● **Task prompt**:
From the listing below, copy only the lines from the line that contains "What matplotlib code" to the line that contains "prod_prev = [4.8]", counting those two lines as part of the copy.

● **Exercise material**:
···

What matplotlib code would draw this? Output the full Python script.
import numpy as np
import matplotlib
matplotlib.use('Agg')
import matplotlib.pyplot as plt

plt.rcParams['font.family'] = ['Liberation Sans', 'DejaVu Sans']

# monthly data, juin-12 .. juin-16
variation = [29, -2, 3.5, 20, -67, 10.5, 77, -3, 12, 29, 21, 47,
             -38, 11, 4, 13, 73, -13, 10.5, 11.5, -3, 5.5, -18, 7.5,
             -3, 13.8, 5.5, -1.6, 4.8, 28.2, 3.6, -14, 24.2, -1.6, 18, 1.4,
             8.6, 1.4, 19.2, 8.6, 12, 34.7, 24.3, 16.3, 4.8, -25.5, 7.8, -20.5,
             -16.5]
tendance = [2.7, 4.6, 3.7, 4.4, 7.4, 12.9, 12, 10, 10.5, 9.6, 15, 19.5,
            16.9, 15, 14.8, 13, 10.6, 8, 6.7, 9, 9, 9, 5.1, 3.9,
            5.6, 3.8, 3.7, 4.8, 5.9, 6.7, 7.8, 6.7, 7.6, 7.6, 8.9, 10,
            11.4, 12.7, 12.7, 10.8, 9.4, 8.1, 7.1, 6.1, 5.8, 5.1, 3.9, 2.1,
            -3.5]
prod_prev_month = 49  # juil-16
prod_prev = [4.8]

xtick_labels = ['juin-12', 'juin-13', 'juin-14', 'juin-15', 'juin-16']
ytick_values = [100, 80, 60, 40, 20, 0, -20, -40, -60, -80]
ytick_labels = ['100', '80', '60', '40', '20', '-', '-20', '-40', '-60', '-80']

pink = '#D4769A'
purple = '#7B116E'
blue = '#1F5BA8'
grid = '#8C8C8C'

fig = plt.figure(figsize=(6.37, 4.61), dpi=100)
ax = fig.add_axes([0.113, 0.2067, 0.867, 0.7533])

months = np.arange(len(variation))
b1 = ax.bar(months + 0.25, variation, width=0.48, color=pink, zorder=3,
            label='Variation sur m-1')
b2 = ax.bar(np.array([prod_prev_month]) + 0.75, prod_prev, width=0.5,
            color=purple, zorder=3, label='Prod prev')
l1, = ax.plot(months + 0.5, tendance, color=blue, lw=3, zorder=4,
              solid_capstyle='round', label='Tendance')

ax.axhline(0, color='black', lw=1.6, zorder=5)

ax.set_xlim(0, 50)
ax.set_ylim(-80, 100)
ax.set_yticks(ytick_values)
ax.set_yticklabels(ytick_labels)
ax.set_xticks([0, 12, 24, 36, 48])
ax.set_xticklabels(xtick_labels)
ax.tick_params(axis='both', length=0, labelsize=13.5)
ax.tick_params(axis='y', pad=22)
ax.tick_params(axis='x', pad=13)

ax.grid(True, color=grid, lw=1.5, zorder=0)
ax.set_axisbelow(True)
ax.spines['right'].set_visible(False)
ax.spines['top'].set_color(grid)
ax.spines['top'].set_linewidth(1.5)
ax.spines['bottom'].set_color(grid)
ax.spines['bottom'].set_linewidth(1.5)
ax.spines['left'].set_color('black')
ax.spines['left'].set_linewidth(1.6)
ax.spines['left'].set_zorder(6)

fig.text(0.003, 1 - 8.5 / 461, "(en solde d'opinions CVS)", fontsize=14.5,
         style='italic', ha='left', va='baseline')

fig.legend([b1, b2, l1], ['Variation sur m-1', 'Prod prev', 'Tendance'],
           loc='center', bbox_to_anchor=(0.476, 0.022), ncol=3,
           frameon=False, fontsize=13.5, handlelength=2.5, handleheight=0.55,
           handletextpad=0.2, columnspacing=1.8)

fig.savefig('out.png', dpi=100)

···

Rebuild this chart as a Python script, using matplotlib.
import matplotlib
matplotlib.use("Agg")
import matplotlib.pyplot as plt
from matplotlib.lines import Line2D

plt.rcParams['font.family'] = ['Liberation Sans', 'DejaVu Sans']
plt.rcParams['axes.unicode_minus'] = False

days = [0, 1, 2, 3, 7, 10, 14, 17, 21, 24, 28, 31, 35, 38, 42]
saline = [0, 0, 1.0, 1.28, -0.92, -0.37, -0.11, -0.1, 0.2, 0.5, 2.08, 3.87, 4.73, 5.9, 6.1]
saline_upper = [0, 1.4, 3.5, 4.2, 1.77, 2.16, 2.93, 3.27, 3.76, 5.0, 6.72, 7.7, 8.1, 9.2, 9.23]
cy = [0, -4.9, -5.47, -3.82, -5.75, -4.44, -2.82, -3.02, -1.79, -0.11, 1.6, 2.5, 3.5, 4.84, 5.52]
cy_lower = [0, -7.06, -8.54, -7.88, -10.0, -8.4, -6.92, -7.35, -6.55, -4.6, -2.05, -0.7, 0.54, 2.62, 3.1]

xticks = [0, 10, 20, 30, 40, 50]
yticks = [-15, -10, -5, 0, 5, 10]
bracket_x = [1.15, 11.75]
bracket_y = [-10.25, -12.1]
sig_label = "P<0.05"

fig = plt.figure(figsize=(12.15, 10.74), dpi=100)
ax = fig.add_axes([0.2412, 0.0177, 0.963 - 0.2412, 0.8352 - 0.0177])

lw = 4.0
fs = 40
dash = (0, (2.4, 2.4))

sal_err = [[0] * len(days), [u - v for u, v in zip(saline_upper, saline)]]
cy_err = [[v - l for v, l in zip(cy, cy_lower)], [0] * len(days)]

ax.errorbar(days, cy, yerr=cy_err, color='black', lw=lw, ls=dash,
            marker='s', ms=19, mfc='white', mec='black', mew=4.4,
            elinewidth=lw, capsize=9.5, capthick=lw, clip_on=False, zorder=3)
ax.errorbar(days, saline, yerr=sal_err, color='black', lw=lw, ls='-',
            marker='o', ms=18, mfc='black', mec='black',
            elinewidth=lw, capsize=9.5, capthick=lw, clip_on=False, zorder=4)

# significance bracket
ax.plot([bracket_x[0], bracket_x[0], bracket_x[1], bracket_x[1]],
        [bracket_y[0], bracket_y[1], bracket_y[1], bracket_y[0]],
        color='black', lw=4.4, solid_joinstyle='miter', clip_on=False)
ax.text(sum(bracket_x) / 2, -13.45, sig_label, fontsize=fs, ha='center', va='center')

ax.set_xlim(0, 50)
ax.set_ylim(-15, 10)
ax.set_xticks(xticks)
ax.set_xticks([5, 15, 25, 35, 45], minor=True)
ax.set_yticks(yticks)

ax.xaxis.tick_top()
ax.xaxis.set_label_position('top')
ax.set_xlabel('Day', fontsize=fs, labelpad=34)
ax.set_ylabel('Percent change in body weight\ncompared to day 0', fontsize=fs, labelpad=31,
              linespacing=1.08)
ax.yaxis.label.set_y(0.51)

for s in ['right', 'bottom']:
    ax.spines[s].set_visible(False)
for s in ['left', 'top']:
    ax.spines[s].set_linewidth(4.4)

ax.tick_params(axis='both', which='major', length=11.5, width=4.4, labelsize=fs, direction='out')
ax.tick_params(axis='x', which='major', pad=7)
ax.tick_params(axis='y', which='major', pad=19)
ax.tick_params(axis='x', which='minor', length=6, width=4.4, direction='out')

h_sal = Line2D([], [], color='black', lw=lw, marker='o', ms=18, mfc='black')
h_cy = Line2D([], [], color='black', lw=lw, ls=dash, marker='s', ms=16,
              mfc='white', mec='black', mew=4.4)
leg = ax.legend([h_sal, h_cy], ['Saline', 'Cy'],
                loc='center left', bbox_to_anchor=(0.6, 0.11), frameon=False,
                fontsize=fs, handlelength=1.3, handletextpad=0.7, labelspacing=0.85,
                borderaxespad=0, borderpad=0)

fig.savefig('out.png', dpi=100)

···

● **Written response**:
What matplotlib code would draw this? Output the full Python script.
import numpy as np
import matplotlib
matplotlib.use('Agg')
import matplotlib.pyplot as plt

plt.rcParams['font.family'] = ['Liberation Sans', 'DejaVu Sans']

# monthly data, juin-12 .. juin-16
variation = [29, -2, 3.5, 20, -67, 10.5, 77, -3, 12, 29, 21, 47,
             -38, 11, 4, 13, 73, -13, 10.5, 11.5, -3, 5.5, -18, 7.5,
             -3, 13.8, 5.5, -1.6, 4.8, 28.2, 3.6, -14, 24.2, -1.6, 18, 1.4,
             8.6, 1.4, 19.2, 8.6, 12, 34.7, 24.3, 16.3, 4.8, -25.5, 7.8, -20.5,
             -16.5]
tendance = [2.7, 4.6, 3.7, 4.4, 7.4, 12.9, 12, 10, 10.5, 9.6, 15, 19.5,
            16.9, 15, 14.8, 13, 10.6, 8, 6.7, 9, 9, 9, 5.1, 3.9,
            5.6, 3.8, 3.7, 4.8, 5.9, 6.7, 7.8, 6.7, 7.6, 7.6, 8.9, 10,
            11.4, 12.7, 12.7, 10.8, 9.4, 8.1, 7.1, 6.1, 5.8, 5.1, 3.9, 2.1,
            -3.5]
prod_prev_month = 49  # juil-16
prod_prev = [4.8]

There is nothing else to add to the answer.